§ **Set problem**: Transcribe every line exactly. Leave the pictures behind.

§ **Provided material**:
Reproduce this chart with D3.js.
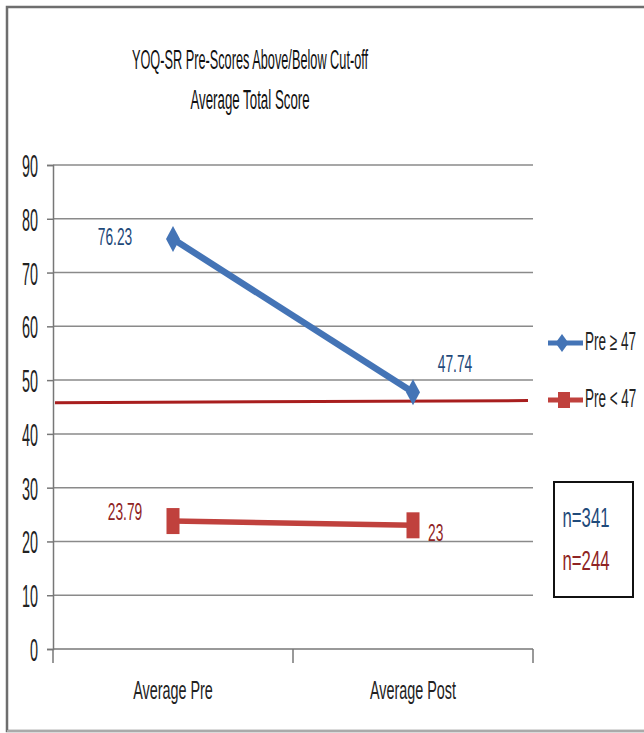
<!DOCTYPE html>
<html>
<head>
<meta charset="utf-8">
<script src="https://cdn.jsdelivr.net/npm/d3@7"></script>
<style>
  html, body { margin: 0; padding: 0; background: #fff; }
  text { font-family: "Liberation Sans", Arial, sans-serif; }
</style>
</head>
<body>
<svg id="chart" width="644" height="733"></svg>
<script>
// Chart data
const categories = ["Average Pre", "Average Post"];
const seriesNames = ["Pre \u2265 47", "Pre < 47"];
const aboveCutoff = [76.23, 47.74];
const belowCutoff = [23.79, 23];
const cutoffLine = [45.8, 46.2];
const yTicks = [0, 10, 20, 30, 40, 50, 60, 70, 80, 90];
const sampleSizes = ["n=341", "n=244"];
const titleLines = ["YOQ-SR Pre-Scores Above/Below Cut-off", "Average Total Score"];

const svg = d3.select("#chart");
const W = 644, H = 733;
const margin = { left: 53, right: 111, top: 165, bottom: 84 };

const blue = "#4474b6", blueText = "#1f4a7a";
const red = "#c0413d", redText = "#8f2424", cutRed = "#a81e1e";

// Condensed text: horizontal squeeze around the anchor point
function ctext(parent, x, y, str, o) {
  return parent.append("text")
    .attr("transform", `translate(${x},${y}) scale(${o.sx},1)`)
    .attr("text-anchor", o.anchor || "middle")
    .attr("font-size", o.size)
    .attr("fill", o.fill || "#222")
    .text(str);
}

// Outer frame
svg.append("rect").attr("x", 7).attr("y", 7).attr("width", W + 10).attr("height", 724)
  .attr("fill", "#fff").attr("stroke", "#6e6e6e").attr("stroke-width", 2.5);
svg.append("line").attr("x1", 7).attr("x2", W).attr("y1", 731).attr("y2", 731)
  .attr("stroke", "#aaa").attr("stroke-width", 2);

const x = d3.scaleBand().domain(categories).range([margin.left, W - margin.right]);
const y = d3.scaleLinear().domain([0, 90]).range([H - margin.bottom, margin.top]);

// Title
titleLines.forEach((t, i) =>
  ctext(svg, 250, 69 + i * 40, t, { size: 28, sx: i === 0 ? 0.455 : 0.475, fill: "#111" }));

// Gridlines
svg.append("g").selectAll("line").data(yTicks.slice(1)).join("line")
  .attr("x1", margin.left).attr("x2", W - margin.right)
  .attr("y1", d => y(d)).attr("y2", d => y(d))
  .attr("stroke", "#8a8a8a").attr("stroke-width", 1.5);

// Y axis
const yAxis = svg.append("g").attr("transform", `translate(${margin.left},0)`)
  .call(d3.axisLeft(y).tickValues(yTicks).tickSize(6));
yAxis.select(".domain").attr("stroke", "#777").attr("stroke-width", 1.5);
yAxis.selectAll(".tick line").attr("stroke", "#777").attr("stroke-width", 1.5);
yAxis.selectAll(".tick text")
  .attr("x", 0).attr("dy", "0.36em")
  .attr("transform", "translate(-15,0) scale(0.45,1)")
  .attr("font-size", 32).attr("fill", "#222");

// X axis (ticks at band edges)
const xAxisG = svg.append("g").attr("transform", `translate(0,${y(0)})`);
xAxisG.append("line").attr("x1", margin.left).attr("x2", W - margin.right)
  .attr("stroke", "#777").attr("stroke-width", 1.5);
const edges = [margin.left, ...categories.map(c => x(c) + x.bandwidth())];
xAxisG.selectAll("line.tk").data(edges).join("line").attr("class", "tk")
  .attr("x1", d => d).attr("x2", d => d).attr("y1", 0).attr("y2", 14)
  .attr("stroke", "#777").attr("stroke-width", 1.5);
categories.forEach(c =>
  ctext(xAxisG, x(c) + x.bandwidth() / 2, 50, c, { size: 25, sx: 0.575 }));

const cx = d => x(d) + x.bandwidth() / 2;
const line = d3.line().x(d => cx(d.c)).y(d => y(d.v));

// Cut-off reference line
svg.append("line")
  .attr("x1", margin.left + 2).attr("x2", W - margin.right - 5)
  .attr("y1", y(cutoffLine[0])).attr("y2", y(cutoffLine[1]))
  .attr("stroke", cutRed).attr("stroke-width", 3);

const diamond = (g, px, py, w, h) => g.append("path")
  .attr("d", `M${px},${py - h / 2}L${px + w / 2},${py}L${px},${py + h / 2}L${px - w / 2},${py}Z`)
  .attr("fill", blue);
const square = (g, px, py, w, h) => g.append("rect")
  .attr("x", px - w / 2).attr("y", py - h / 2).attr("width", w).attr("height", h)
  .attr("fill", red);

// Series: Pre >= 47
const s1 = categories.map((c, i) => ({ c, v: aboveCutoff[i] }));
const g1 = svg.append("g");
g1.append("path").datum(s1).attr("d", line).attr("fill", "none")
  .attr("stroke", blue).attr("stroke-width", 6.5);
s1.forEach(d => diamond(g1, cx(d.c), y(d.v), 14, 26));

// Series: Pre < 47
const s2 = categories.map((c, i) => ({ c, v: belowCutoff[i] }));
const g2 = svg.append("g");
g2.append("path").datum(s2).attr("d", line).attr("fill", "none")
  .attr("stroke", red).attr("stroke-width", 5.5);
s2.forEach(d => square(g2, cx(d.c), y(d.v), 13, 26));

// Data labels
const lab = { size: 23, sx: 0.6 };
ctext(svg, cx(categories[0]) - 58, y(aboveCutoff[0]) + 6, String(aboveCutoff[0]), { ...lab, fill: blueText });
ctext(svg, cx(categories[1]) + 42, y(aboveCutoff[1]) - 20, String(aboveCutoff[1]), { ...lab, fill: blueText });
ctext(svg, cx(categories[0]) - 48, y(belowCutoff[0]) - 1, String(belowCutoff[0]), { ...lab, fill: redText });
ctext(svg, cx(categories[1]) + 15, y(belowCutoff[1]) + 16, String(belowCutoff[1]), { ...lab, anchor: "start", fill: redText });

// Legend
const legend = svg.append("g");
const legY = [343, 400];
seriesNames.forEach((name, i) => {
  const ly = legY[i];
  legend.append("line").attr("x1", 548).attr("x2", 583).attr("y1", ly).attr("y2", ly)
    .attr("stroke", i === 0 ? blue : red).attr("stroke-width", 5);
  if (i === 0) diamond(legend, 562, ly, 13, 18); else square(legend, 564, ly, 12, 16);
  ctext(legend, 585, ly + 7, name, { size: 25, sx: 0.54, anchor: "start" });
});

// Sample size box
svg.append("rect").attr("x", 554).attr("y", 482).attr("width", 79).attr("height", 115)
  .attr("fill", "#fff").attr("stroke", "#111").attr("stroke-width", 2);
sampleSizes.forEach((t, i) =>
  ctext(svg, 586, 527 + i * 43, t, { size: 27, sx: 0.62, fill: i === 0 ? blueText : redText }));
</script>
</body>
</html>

§ **Output below**:
Reproduce this chart with D3.js.
<!DOCTYPE html>
<html>
<head>
<meta charset="utf-8">
<script src="https://cdn.jsdelivr.net/npm/d3@7"></script>
<style>
  html, body { margin: 0; padding: 0; background: #fff; }
  text { font-family: "Liberation Sans", Arial, sans-serif; }
</style>
</head>
<body>
<svg id="chart" width="644" height="733"></svg>
<script>
// Chart data
const categories = ["Average Pre", "Average Post"];
const seriesNames = ["Pre \u2265 47", "Pre < 47"];
const aboveCutoff = [76.23, 47.74];
const belowCutoff = [23.79, 23];
const cutoffLine = [45.8, 46.2];
const yTicks = [0, 10, 20, 30, 40, 50, 60, 70, 80, 90];
const sampleSizes = ["n=341", "n=244"];
const titleLines = ["YOQ-SR Pre-Scores Above/Below Cut-off", "Average Total Score"];

const svg = d3.select("#chart");
const W = 644, H = 733;
const margin = { left: 53, right: 111, top: 165, bottom: 84 };

const blue = "#4474b6", blueText = "#1f4a7a";
const red = "#c0413d", redText = "#8f2424", cutRed = "#a81e1e";

// Condensed text: horizontal squeeze around the anchor point
function ctext(parent, x, y, str, o) {
  return parent.append("text")
    .attr("transform", `translate(${x},${y}) scale(${o.sx},1)`)
    .attr("text-anchor", o.anchor || "middle")
    .attr("font-size", o.size)
    .attr("fill", o.fill || "#222")
    .text(str);
}

// Outer frame
svg.append("rect").attr("x", 7).attr("y", 7).attr("width", W + 10).attr("height", 724)
  .attr("fill", "#fff").attr("stroke", "#6e6e6e").attr("stroke-width", 2.5);
svg.append("line").attr("x1", 7).attr("x2", W).attr("y1", 731).attr("y2", 731)
  .attr("stroke", "#aaa").attr("stroke-width", 2);

const x = d3.scaleBand().domain(categories).range([margin.left, W - margin.right]);
const y = d3.scaleLinear().domain([0, 90]).range([H - margin.bottom, margin.top]);

// Title
titleLines.forEach((t, i) =>
  ctext(svg, 250, 69 + i * 40, t, { size: 28, sx: i === 0 ? 0.455 : 0.475, fill: "#111" }));

// Gridlines
svg.append("g").selectAll("line").data(yTicks.slice(1)).join("line")
  .attr("x1", margin.left).attr("x2", W - margin.right)
  .attr("y1", d => y(d)).attr("y2", d => y(d))
  .attr("stroke", "#8a8a8a").attr("stroke-width", 1.5);

// Y axis
const yAxis = svg.append("g").attr("transform", `translate(${margin.left},0)`)
  .call(d3.axisLeft(y).tickValues(yTicks).tickSize(6));
yAxis.select(".domain").attr("stroke", "#777").attr("stroke-width", 1.5);
yAxis.selectAll(".tick line").attr("stroke", "#777").attr("stroke-width", 1.5);
yAxis.selectAll(".tick text")
  .attr("x", 0).attr("dy", "0.36em")
  .attr("transform", "translate(-15,0) scale(0.45,1)")
  .attr("font-size", 32).attr("fill", "#222");

// X axis (ticks at band edges)
const xAxisG = svg.append("g").attr("transform", `translate(0,${y(0)})`);
xAxisG.append("line").attr("x1", margin.left).attr("x2", W - margin.right)
  .attr("stroke", "#777").attr("stroke-width", 1.5);
const edges = [margin.left, ...categories.map(c => x(c) + x.bandwidth())];
xAxisG.selectAll("line.tk").data(edges).join("line").attr("class", "tk")
  .attr("x1", d => d).attr("x2", d => d).attr("y1", 0).attr("y2", 14)
  .attr("stroke", "#777").attr("stroke-width", 1.5);
categories.forEach(c =>
  ctext(xAxisG, x(c) + x.bandwidth() / 2, 50, c, { size: 25, sx: 0.575 }));

const cx = d => x(d) + x.bandwidth() / 2;
const line = d3.line().x(d => cx(d.c)).y(d => y(d.v));

// Cut-off reference line
svg.append("line")
  .attr("x1", margin.left + 2).attr("x2", W - margin.right - 5)
  .attr("y1", y(cutoffLine[0])).attr("y2", y(cutoffLine[1]))
  .attr("stroke", cutRed).attr("stroke-width", 3);

const diamond = (g, px, py, w, h) => g.append("path")
  .attr("d", `M${px},${py - h / 2}L${px + w / 2},${py}L${px},${py + h / 2}L${px - w / 2},${py}Z`)
  .attr("fill", blue);
const square = (g, px, py, w, h) => g.append("rect")
  .attr("x", px - w / 2).attr("y", py - h / 2).attr("width", w).attr("height", h)
  .attr("fill", red);

// Series: Pre >= 47
const s1 = categories.map((c, i) => ({ c, v: aboveCutoff[i] }));
const g1 = svg.append("g");
g1.append("path").datum(s1).attr("d", line).attr("fill", "none")
  .attr("stroke", blue).attr("stroke-width", 6.5);
s1.forEach(d => diamond(g1, cx(d.c), y(d.v), 14, 26));

// Series: Pre < 47
const s2 = categories.map((c, i) => ({ c, v: belowCutoff[i] }));
const g2 = svg.append("g");
g2.append("path").datum(s2).attr("d", line).attr("fill", "none")
  .attr("stroke", red).attr("stroke-width", 5.5);
s2.forEach(d => square(g2, cx(d.c), y(d.v), 13, 26));

// Data labels
const lab = { size: 23, sx: 0.6 };
ctext(svg, cx(categories[0]) - 58, y(aboveCutoff[0]) + 6, String(aboveCutoff[0]), { ...lab, fill: blueText });
ctext(svg, cx(categories[1]) + 42, y(aboveCutoff[1]) - 20, String(aboveCutoff[1]), { ...lab, fill: blueText });
ctext(svg, cx(categories[0]) - 48, y(belowCutoff[0]) - 1, String(belowCutoff[0]), { ...lab, fill: redText });
ctext(svg, cx(categories[1]) + 15, y(belowCutoff[1]) + 16, String(belowCutoff[1]), { ...lab, anchor: "start", fill: redText });

// Legend
const legend = svg.append("g");
const legY = [343, 400];
seriesNames.forEach((name, i) => {
  const ly = legY[i];
  legend.append("line").attr("x1", 548).attr("x2", 583).attr("y1", ly).attr("y2", ly)
    .attr("stroke", i === 0 ? blue : red).attr("stroke-width", 5);
  if (i === 0) diamond(legend, 562, ly, 13, 18); else square(legend, 564, ly, 12, 16);
  ctext(legend, 585, ly + 7, name, { size: 25, sx: 0.54, anchor: "start" });
});

// Sample size box
svg.append("rect").attr("x", 554).attr("y", 482).attr("width", 79).attr("height", 115)
  .attr("fill", "#fff").attr("stroke", "#111").attr("stroke-width", 2);
sampleSizes.forEach((t, i) =>
  ctext(svg, 586, 527 + i * 43, t, { size: 27, sx: 0.62, fill: i === 0 ? blueText : redText }));
</script>
</body>
</html>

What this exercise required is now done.